There are encouraging signs. Jonny has won two of his three world triathlon series races in 2015, in Auckland and the Gold Coast, while Alistair – who started his season late because of injury – won in Cape Town and came second in Yokohama despite feeling the worst he has ever felt in a race. “It was horrific,” he says. “I got out of the swim and I just felt awful. I’m normally the one shouting at people to do stuff on the bike but I just couldn’t. But on the positive side I have no injury problems and the two races I have had so far haven’t done my fitness justice. I’m a bit better than that and hopefully I can show that in London.”

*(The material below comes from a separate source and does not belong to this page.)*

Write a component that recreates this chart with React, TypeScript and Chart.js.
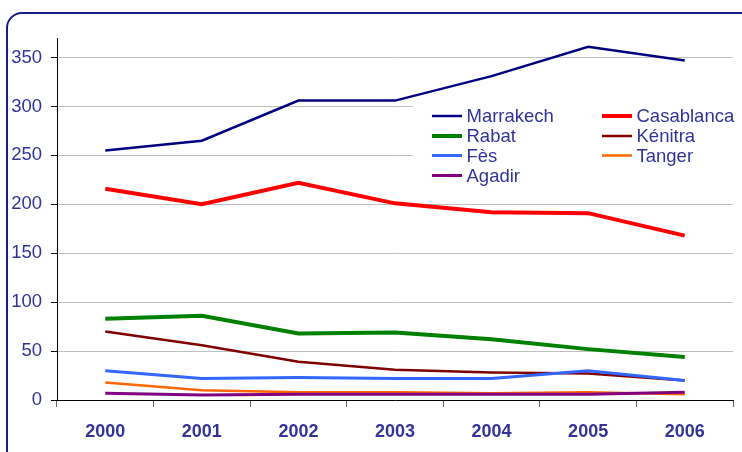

Their primary aim this year, though, is to qualify for next year’s Olympics as quickly as possible, something they will achieve if they make the podium in the Rio test event in August and at the grand final in Chicago in September. And they are already licking their lips about the punishingly hard course in Rio, with its choppy 1,500m sea swim and a brutal 40km bike circuit, before a flatter 10km run to finish.

“It’s likely to be a beach start, so people will be already a bit tired when they hit the water after running in the sand,” says Jonny. “The bike, from what we’ve heard, contains a very steep hill and it’ll be eight times up there. I’m very excited about that. It suits us because it wipes quite a lot of people out straight away. The harder the better for us.”

Alistair is determined to become the first man to defend his Olympic title but he has fresh challenges on his mind, too: doing a marathon and an ironman. “I’ve done triathlon since I was eight years old,” he says. “It’s been Olympic focus up to now but also I’ve always been very aware and followed the longer distance side of the sport,” he says. “That’s very important to me. So after Rio I intend to have a bash at a marathon and that might be a nice way to lead into an ironman.”

When it comes to the marathon, Alistair reckons he could run somewhere in the 2hr 10m – 2:15 range, which would be a deeply impressive time. Only Mo Farah has run under 2:10.30 in the past decade. “Going under 2:10 is probably a bit quick,” he says. “I’ll be going for a nicely paced marathon on a flat course with a tailwind. That said, I might cross the line in Rio and be fourth and think flipping hell, that’s it, I’m carrying on with triathlon. Who knows?”

It is perhaps wise to add a qualifier. Last year Alistair won individual and team gold at the Commonwealth Games but his audacious plan to run the 10,000m on the track, too, was scuppered because he missed the qualifying race through injury. “If I had been in any kind of shape in the trial I probably would have just sneaked in,” he says. “It is a massive career regret.”

For now, though, the focus remains on the day job. The biggest challenge over Sunday’s race, a shorter sprint triathlon (750m swim, 20km bike, 5km run) than the Brownlees would like, is likely to come from the Spaniard Mario Mola, who won last year’s race in Hyde Park, but the Brownlees believe Gómez – who will not be in London – is still their main rival.

“I have a lot of respect for Javier but I wouldn’t call him a great friend,” Jonny says. “We race on the same French team together but we keep each other at arm’s length. I can tell you he always has pizza then tarte tatin before a race but I don’t know what sort of training he does or what races he is going to do. It is incredible what he achieved in the sport. Although the big thing he is missing is an Olympic gold medal – hopefully we can stop him getting one.”

Fifteen months out from Rio the pair are confident they can again deliver over the full distance in the Olympics. “I don’t think there has been a run as fast as London 2012 in the past three years, to be honest,” says Alistair. “And if we are both fully fit, we are still the ones to beat.”